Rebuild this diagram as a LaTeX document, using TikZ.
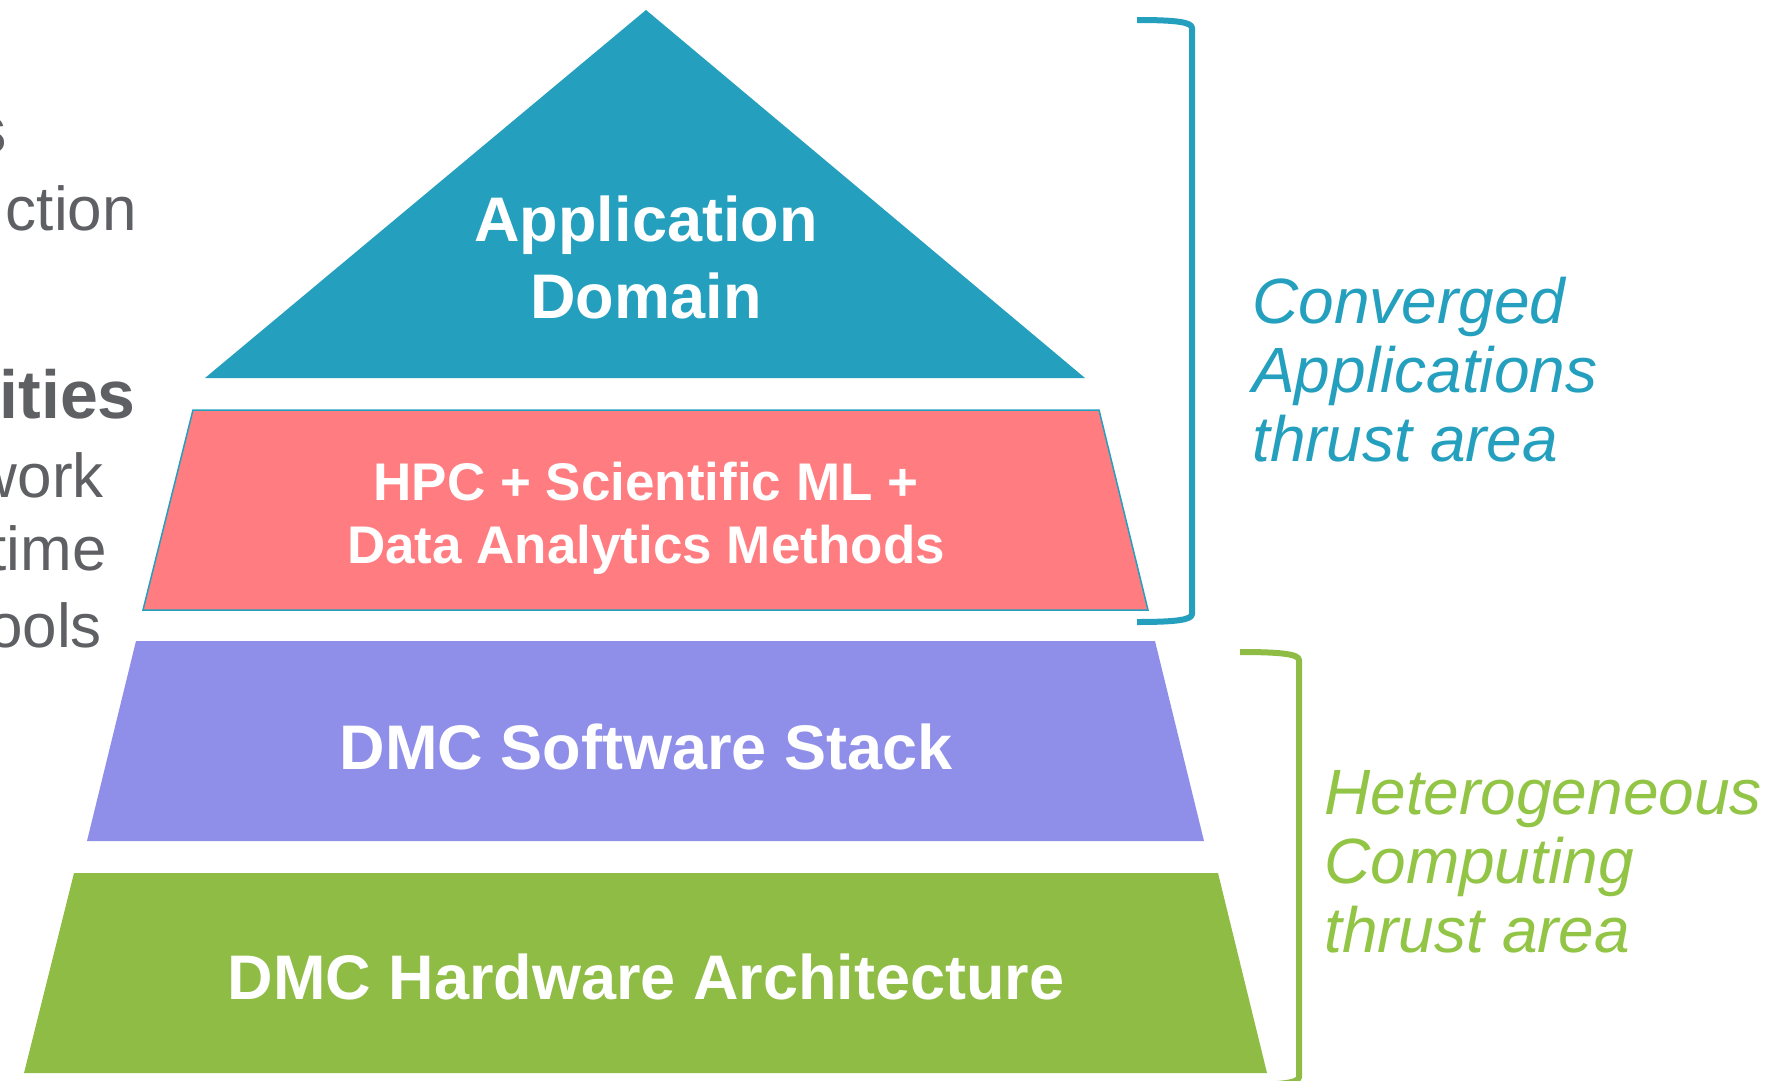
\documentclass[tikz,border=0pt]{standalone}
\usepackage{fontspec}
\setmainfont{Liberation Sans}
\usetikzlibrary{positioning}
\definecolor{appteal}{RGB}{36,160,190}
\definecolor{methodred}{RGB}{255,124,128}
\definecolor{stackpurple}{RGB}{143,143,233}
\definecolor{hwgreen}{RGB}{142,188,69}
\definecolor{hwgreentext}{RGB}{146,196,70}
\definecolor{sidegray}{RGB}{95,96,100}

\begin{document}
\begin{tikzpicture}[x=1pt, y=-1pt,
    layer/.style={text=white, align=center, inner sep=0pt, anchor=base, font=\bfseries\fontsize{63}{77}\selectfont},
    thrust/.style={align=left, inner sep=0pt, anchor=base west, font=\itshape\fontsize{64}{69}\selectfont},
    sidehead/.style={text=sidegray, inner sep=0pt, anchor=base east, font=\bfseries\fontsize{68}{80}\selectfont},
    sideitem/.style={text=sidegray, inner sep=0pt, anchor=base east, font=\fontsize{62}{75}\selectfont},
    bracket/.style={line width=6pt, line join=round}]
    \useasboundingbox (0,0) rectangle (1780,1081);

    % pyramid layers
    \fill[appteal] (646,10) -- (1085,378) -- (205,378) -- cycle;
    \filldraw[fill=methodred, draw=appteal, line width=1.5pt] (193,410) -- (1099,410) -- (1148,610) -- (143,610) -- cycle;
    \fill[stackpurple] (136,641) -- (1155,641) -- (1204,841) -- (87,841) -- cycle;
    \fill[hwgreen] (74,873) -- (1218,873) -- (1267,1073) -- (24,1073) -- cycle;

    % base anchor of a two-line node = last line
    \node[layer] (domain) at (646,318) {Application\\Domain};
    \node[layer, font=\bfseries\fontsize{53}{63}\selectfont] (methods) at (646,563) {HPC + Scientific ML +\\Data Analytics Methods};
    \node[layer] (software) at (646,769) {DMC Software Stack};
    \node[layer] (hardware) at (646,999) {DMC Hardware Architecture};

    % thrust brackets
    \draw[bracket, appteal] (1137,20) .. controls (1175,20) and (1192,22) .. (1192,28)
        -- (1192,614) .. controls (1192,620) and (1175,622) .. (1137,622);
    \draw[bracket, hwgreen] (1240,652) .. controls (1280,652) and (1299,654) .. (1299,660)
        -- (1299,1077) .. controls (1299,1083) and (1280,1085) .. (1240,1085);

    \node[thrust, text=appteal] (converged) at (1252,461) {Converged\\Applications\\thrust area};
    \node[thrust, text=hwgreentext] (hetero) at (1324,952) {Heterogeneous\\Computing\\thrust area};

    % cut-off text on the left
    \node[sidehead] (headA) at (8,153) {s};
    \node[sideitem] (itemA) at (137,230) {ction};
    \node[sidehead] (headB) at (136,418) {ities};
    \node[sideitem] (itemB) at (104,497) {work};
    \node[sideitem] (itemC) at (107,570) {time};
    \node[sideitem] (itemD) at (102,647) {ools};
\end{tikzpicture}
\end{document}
========================================================================
**Aim**
Please take the lines from the beginning of the data above through the line holding "-- (1299,1077) .." and transcribe them exactly, without any pictures.

**Completed task**
Rebuild this diagram as a LaTeX document, using TikZ.
\documentclass[tikz,border=0pt]{standalone}
\usepackage{fontspec}
\setmainfont{Liberation Sans}
\usetikzlibrary{positioning}
\definecolor{appteal}{RGB}{36,160,190}
\definecolor{methodred}{RGB}{255,124,128}
\definecolor{stackpurple}{RGB}{143,143,233}
\definecolor{hwgreen}{RGB}{142,188,69}
\definecolor{hwgreentext}{RGB}{146,196,70}
\definecolor{sidegray}{RGB}{95,96,100}

\begin{document}
\begin{tikzpicture}[x=1pt, y=-1pt,
    layer/.style={text=white, align=center, inner sep=0pt, anchor=base, font=\bfseries\fontsize{63}{77}\selectfont},
    thrust/.style={align=left, inner sep=0pt, anchor=base west, font=\itshape\fontsize{64}{69}\selectfont},
    sidehead/.style={text=sidegray, inner sep=0pt, anchor=base east, font=\bfseries\fontsize{68}{80}\selectfont},
    sideitem/.style={text=sidegray, inner sep=0pt, anchor=base east, font=\fontsize{62}{75}\selectfont},
    bracket/.style={line width=6pt, line join=round}]
    \useasboundingbox (0,0) rectangle (1780,1081);

    % pyramid layers
    \fill[appteal] (646,10) -- (1085,378) -- (205,378) -- cycle;
    \filldraw[fill=methodred, draw=appteal, line width=1.5pt] (193,410) -- (1099,410) -- (1148,610) -- (143,610) -- cycle;
    \fill[stackpurple] (136,641) -- (1155,641) -- (1204,841) -- (87,841) -- cycle;
    \fill[hwgreen] (74,873) -- (1218,873) -- (1267,1073) -- (24,1073) -- cycle;

    % base anchor of a two-line node = last line
    \node[layer] (domain) at (646,318) {Application\\Domain};
    \node[layer, font=\bfseries\fontsize{53}{63}\selectfont] (methods) at (646,563) {HPC + Scientific ML +\\Data Analytics Methods};
    \node[layer] (software) at (646,769) {DMC Software Stack};
    \node[layer] (hardware) at (646,999) {DMC Hardware Architecture};

    % thrust brackets
    \draw[bracket, appteal] (1137,20) .. controls (1175,20) and (1192,22) .. (1192,28)
        -- (1192,614) .. controls (1192,620) and (1175,622) .. (1137,622);
    \draw[bracket, hwgreen] (1240,652) .. controls (1280,652) and (1299,654) .. (1299,660)
        -- (1299,1077) .. controls (1299,1083) and (1280,1085) .. (1240,1085);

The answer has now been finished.